Allen KILLINGS, Plaintiff-Appellant, v. STATE of Iowa, Defendant-Appellee.

No. 20-0215

Decided: April 14, 2021

Considered by Bower, C.J., and Doyle and Mullins, JJ. Gamble, S.J., takes no part. Erin M. Carr of Carr Law Firm, P.L.C., Des Moines, for appellant. Thomas J. Miller, Attorney General, and Louis S. Sloven, Assistant Attorney General, for appellee.

Allen Killings appeals the order granting the State's motion for summary disposition and dismissing his second applications for postconviction relief (PCR). The district court held Killings's application was untimely under Iowa Code section 822.3 (2018), which requires all PCR actions be filed “within three years from the date the conviction or decision is final or, in the event of an appeal, from the date the writ of procedendo is issued.” Procedendo issued on his first-degree murder conviction in 2010 and on his sexual-abuse and robbery convictions in 2011. See State v. Killings, No. 10-0858, 2011 WL 1781518 (Iowa Ct. App. May 11, 2011); State v. Killings, No. 09-0739, 2010 WL 3894161 (Iowa Ct. App. Oct. 6, 2010).

After procedendo issued in his direct appeals, Killings filed timely PCR applications in each case. The district court denied both applications, and this court affirmed on appeal. Killings v. State, No. 16-1123, 2017 WL 4049411 (Iowa Ct. App. Sept. 13, 2017); Killings v. State, No. 15-1061, 2017 WL 1735614 (Iowa Ct. App. May 3, 2017). Killings filed second PCR actions in each case in August 2018, after the three-year limitation period in section 822.3 expired. But Killings claims his second PCR applications fall under a narrow exception set forth in Allison v. State, 914 N.W.2d 866, 890-91 (Iowa 2018), allowing an applicant to claim ineffective assistance of PCR counsel in a second PCR action if filed promptly after the conclusion of the first.

The PCR court rejected Killings's claim that the Allison exception applies:

As it relates to Polk County Case No. PCCE083384, procedendo was issued on Killings's first PCR application for the sexual assault and robbery convictions on November 2, 2017. His second PCR application on this charge was filed on August 9, 2018. There is nine months and seven days between the time of procedendo and the time of the successive PCR application. This is not prompt.

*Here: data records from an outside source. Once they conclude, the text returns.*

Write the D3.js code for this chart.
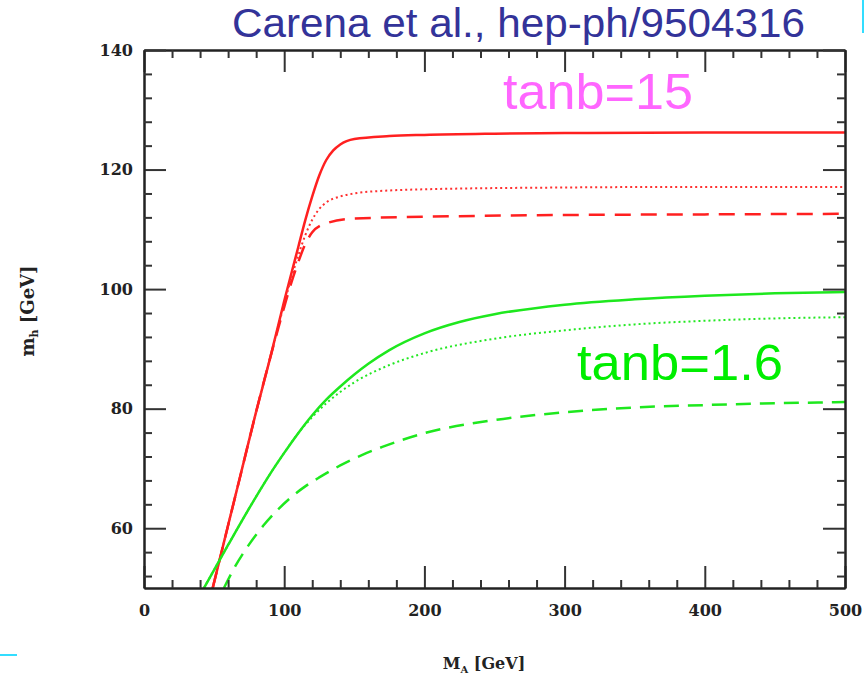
<!DOCTYPE html>
<html>
<head>
<meta charset="utf-8">
<script src="https://cdn.jsdelivr.net/npm/d3@7"></script>
<style>
  body { margin: 0; background: #fff; }
  svg { display: block; }
  .tick text { font-family: "DejaVu Serif", serif; font-weight: bold; font-size: 16px; fill: #222; }
  .tick line { stroke: #333; stroke-width: 2; }
  .domain { stroke: #222; stroke-width: 2; }
</style>
</head>
<body>
<svg width="865" height="679"></svg>
<script>
// M_A [GeV], m_h [GeV]
const red_solid = [[49,50],[60,60.5],[70,70],[80,79.5],[90,88.5],[100,98],[110,107],[115,111.5],[120,115.5],[125,119],[130,121.6],[135,123.2],[140,124.2],[150,125.1],[175,125.6],[200,125.8],[250,126],[300,126.1],[400,126.2],[500,126.2]];
const red_dotted = [[49,50],[60,60.5],[70,70],[80,79.5],[90,88.5],[100,97.5],[105,101.8],[110,105.6],[115,109],[120,111.6],[125,113.4],[130,114.5],[140,115.5],[150,116],[175,116.5],[200,116.7],[300,117],[400,117.1],[500,117.1]];
const red_dashed = [[49,50],[60,60.5],[70,70],[80,79.5],[90,88.5],[100,97],[105,101],[110,104.5],[115,107.5],[120,109.5],[130,111],[150,111.8],[200,112.1],[300,112.4],[400,112.5],[500,112.6]];

const green_solid = [[42.8,50],[60,57.2],[80,65.3],[90,69.1],[100,72.6],[110,75.9],[120,78.9],[130,81.5],[140,83.7],[150,85.7],[160,87.5],[175,89.8],[200,92.6],[225,94.5],[250,95.8],[300,97.4],[350,98.3],[400,98.9],[450,99.3],[500,99.5]];
const green_dotted = [[42.8,50],[60,57.2],[80,65.3],[90,69.1],[100,72.6],[110,75.9],[120,78.6],[130,80.9],[140,82.8],[150,84.4],[175,87.3],[200,89.3],[250,91.7],[300,93.1],[350,94.1],[400,94.7],[450,95.1],[500,95.3]];
const green_dashed = [[57,50],[65,53.6],[75,57.3],[85,60.4],[95,63],[105,65.2],[115,67],[125,68.5],[140,70.5],[155,72.2],[170,73.6],[200,75.9],[250,78.1],[300,79.4],[350,80.2],[400,80.6],[450,80.9],[500,81.1]];

const xMajor = [0, 100, 200, 300, 400, 500];
const xMinor = d3.range(20, 500, 20).filter(v => v % 100 !== 0);
const yMajor = [60, 80, 100, 120, 140];
const yMinor = d3.range(52, 140, 4).filter(v => v % 20 !== 0);

const svg = d3.select('svg');
const pLeft = 144, pRight = 845, pTop = 50, pBottom = 588;

const x = d3.scaleLinear().domain([0, 500]).range([pLeft, pRight]);
const y = d3.scaleLinear().domain([50, 140]).range([pBottom, pTop]);

// clip curves to the frame
svg.append('clipPath').attr('id', 'frame')
  .append('rect')
    .attr('x', pLeft).attr('y', pTop)
    .attr('width', pRight - pLeft).attr('height', pBottom - pTop);

const line = d3.line()
  .x(d => x(d[0]))
  .y(d => y(d[1]))
  .curve(d3.curveMonotoneX);

const curves = [
  {data: red_solid, color: '#ff2020', width: 2.5, dash: null},
  {data: red_dotted, color: '#ff3030', width: 2, dash: '2,3'},
  {data: red_dashed, color: '#ff2020', width: 2.5, dash: '16,10'},
  {data: green_solid, color: '#1ee81e', width: 2.5, dash: null},
  {data: green_dotted, color: '#22e822', width: 2, dash: '2,3'},
  {data: green_dashed, color: '#1ee81e', width: 2.5, dash: '15,9'}
];

const g = svg.append('g').attr('clip-path', 'url(#frame)');
g.selectAll('path').data(curves)
  .enter().append('path')
    .attr('fill', 'none')
    .attr('stroke', d => d.color)
    .attr('stroke-width', d => d.width)
    .attr('stroke-dasharray', d => d.dash)
    .attr('d', d => line(d.data));

// axes, ticks pointing inward
svg.append('g').attr('transform', `translate(0,${pBottom})`)
  .call(d3.axisBottom(x).tickValues(xMajor).tickSize(-22).tickSizeOuter(0).tickPadding(17));
svg.append('g').attr('transform', `translate(0,${pBottom})`)
  .call(d3.axisBottom(x).tickValues(xMinor).tickSize(-8).tickSizeOuter(0).tickFormat(''));
svg.append('g').attr('transform', `translate(0,${pTop})`)
  .call(d3.axisTop(x).tickValues(xMajor).tickSize(-22).tickSizeOuter(0).tickFormat(''));
svg.append('g').attr('transform', `translate(0,${pTop})`)
  .call(d3.axisTop(x).tickValues(xMinor).tickSize(-8).tickSizeOuter(0).tickFormat(''));

svg.append('g').attr('transform', `translate(${pLeft},0)`)
  .call(d3.axisLeft(y).tickValues(yMajor).tickSize(-22).tickSizeOuter(0).tickPadding(11));
svg.append('g').attr('transform', `translate(${pLeft},0)`)
  .call(d3.axisLeft(y).tickValues(yMinor).tickSize(-8).tickSizeOuter(0).tickFormat(''));
svg.append('g').attr('transform', `translate(${pRight},0)`)
  .call(d3.axisRight(y).tickValues(yMajor).tickSize(-22).tickSizeOuter(0).tickFormat(''));
svg.append('g').attr('transform', `translate(${pRight},0)`)
  .call(d3.axisRight(y).tickValues(yMinor).tickSize(-8).tickSizeOuter(0).tickFormat(''));

// axis titles
const xt = svg.append('text')
  .attr('x', 484).attr('y', 669)
  .attr('text-anchor', 'middle')
  .style('font-family', '"DejaVu Serif", serif')
  .style('font-weight', 'bold').style('font-size', '16px').style('fill', '#222');
xt.append('tspan').text('M');
xt.append('tspan').attr('font-size', '10px').attr('dy', 4).text('A');
xt.append('tspan').attr('dy', -4).text(' [GeV]');

const yt = svg.append('text')
  .attr('transform', 'translate(34,311) rotate(-90)')
  .attr('text-anchor', 'middle')
  .style('font-family', '"DejaVu Serif", serif')
  .style('font-weight', 'bold').style('font-size', '18px').style('fill', '#222');
yt.append('tspan').text('m');
yt.append('tspan').attr('font-size', '11px').attr('dy', 4).text('h');
yt.append('tspan').attr('dy', -4).text(' [GeV]');

// slide annotations
svg.append('text')
  .attr('x', 232).attr('y', 37)
  .attr('textLength', 573).attr('lengthAdjust', 'spacingAndGlyphs')
  .style('font-family', '"Liberation Sans", Arial, sans-serif')
  .style('font-size', '41px').style('fill', '#333399')
  .text('Carena et al., hep-ph/9504316');

svg.append('text')
  .attr('x', 503).attr('y', 109)
  .attr('textLength', 190).attr('lengthAdjust', 'spacingAndGlyphs')
  .style('font-family', '"Liberation Sans", Arial, sans-serif')
  .style('font-size', '50px').style('fill', '#ff66ff')
  .text('tanb=15');

svg.append('text')
  .attr('x', 577).attr('y', 380)
  .attr('textLength', 206).attr('lengthAdjust', 'spacingAndGlyphs')
  .style('font-family', '"Liberation Sans", Arial, sans-serif')
  .style('font-size', '50px').style('fill', '#00ee00')
  .text('tanb=1.6');

// stray slide edges
svg.append('line').attr('x1', 863).attr('x2', 863).attr('y1', 0).attr('y2', 33)
  .attr('stroke', '#33ddff').attr('stroke-width', 2);
svg.append('line').attr('x1', 0).attr('x2', 17).attr('y1', 655).attr('y2', 655)
  .attr('stroke', '#33ddff').attr('stroke-width', 2);
</script>
</body>
</html>
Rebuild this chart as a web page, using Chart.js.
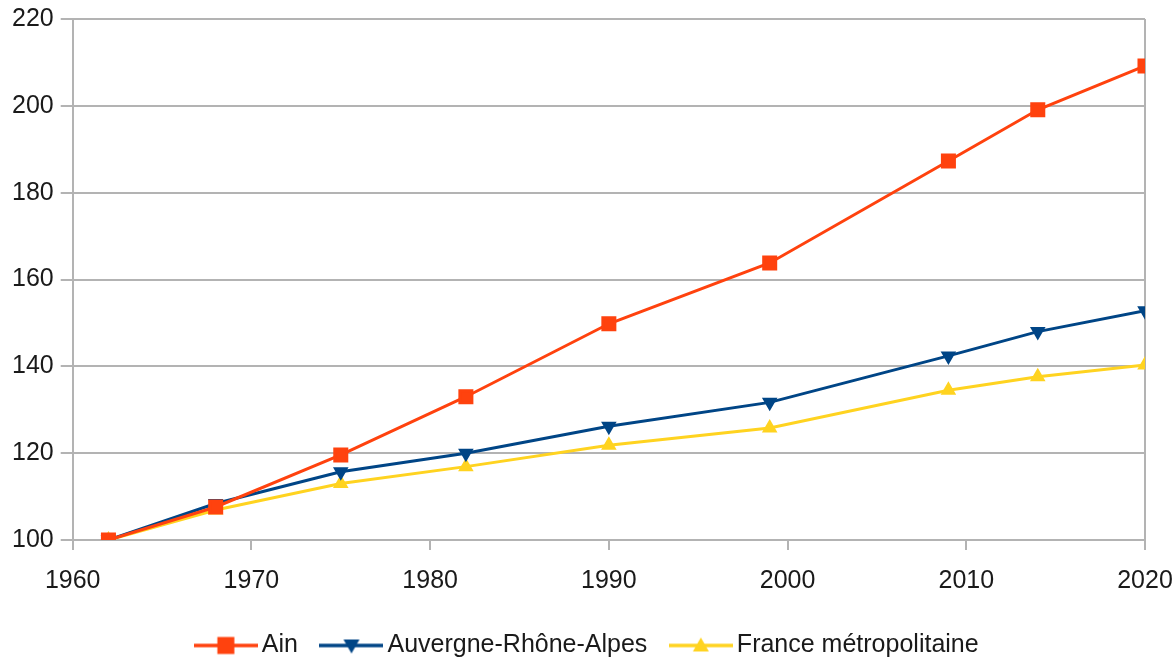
<!DOCTYPE html>
<html><head><meta charset="utf-8">
<script src="https://cdn.jsdelivr.net/npm/chart.js@4/dist/chart.umd.min.js"></script>
<style>html,body{margin:0;padding:0;background:#fff}#wrap{width:1176px;height:657px}</style>
</head><body><div id="wrap"><canvas id="c" width="1176" height="657"></canvas></div>
<script>
const years = [1962, 1968, 1975, 1982, 1990, 1999, 2009, 2014, 2020];
const ain = [100, 107.6, 119.6, 133.0, 149.8, 163.8, 187.3, 199.1, 209.2];
const aura = [100, 108.4, 115.7, 120.0, 126.2, 131.7, 142.4, 148.0, 152.8];
const france = [100, 106.9, 113.0, 116.9, 121.8, 125.8, 134.5, 137.6, 140.3];
const seriesNames = ['Ain', 'Auvergne-Rhône-Alpes', 'France métropolitaine'];
const xTicks = [1960, 1970, 1980, 1990, 2000, 2010, 2020];
const yTicks = [100, 120, 140, 160, 180, 200, 220];

const FONT = 'Liberation Sans';
const FS = 25;
const GRID = '#b3b3b3';
const TXT = '#1a1a1a';

function legendIcon(color, style, rot) {
  const cv = document.createElement('canvas');
  cv.width = 64; cv.height = 24;
  const g = cv.getContext('2d');
  g.strokeStyle = color; g.lineWidth = 3.5;
  g.beginPath(); g.moveTo(0, 12); g.lineTo(64, 12); g.stroke();
  g.fillStyle = color;
  g.save(); g.translate(32, 12);
  if (style === 'rect') { g.fillRect(-8.5, -8.5, 17, 17); }
  else {
    if (rot) g.rotate(Math.PI);
    g.beginPath(); g.moveTo(0, -8); g.lineTo(8, 6); g.lineTo(-8, 6); g.closePath(); g.fill();
  }
  g.restore();
  return cv;
}

const pts = arr => years.map((y, i) => ({x: y, y: arr[i]}));
const colors = ['#ff420e', '#004586', '#ffd320'];
const icons = [legendIcon(colors[0], 'rect'), legendIcon(colors[1], 'tri', true), legendIcon(colors[2], 'tri', false)];

new Chart(document.getElementById('c'), {
  type: 'line',
  data: {
    datasets: [
      {label: seriesNames[0], data: pts(ain), borderColor: colors[0], backgroundColor: colors[0], borderWidth: 3, pointStyle: 'rect', pointRadius: 8.5, pointHoverRadius: 8.5, order: 1},
      {label: seriesNames[1], data: pts(aura), borderColor: colors[1], backgroundColor: colors[1], borderWidth: 3, pointStyle: 'triangle', rotation: 180, pointRadius: 6, pointHoverRadius: 6, order: 2},
      {label: seriesNames[2], data: pts(france), borderColor: colors[2], backgroundColor: colors[2], borderWidth: 3, pointStyle: 'triangle', pointRadius: 6, pointHoverRadius: 6, order: 3}
    ]
  },
  options: {
    responsive: false,
    animation: false,
    layout: {padding: {left: 5, right: 0, top: 19, bottom: -11}},
    scales: {
      x: {
        type: 'linear', min: 1960, max: 2020,
        afterBuildTicks: s => { s.ticks = xTicks.map(v => ({value: v})); },
        afterFit: s => { s.height = 63; s.paddingLeft = 0; s.paddingRight = 31; },
        ticks: {color: TXT, font: {family: FONT, size: FS}, padding: 16, maxRotation: 0, callback: v => String(v)},
        grid: {color: c => (c.tick && (c.tick.value === 1960 || c.tick.value === 2020)) ? GRID : 'rgba(0,0,0,0)', tickColor: GRID, tickLength: 10, lineWidth: 2},
        border: {display: false}
      },
      y: {
        min: 100, max: 220,
        afterBuildTicks: s => { s.ticks = yTicks.map(v => ({value: v})); },
        afterFit: s => { s.paddingTop = 0; s.paddingBottom = 0; },
        ticks: {color: TXT, font: {family: FONT, size: FS}, padding: 7},
        grid: {color: GRID, tickColor: GRID, tickLength: 12, lineWidth: 2},
        border: {display: false}
      }
    },
    plugins: {
      tooltip: {enabled: false},
      legend: {
        position: 'bottom',
        labels: {
          usePointStyle: true,
          pointStyleWidth: 47,
          boxHeight: 20,
          color: TXT,
          font: {family: FONT, size: FS},
          padding: 30,
          generateLabels: chart => chart.data.datasets.map((d, i) => ({
            text: d.label, pointStyle: icons[i], fillStyle: colors[i], strokeStyle: colors[i],
            lineWidth: 0, hidden: false, datasetIndex: i, fontColor: TXT
          }))
        }
      }
    }
  }
});
</script></body></html>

Turning to Polk County Case No. PCCE083388, procedendo was issued on Killings’[s] first PCR related to the murder charge on June 29, 2017. Killings filed his second PCR in relation to the murder charge on August 13, 2018. There is one year, one month, and fifteen days between the time of procedendo and the time of the successive PCR application. This is also not prompt.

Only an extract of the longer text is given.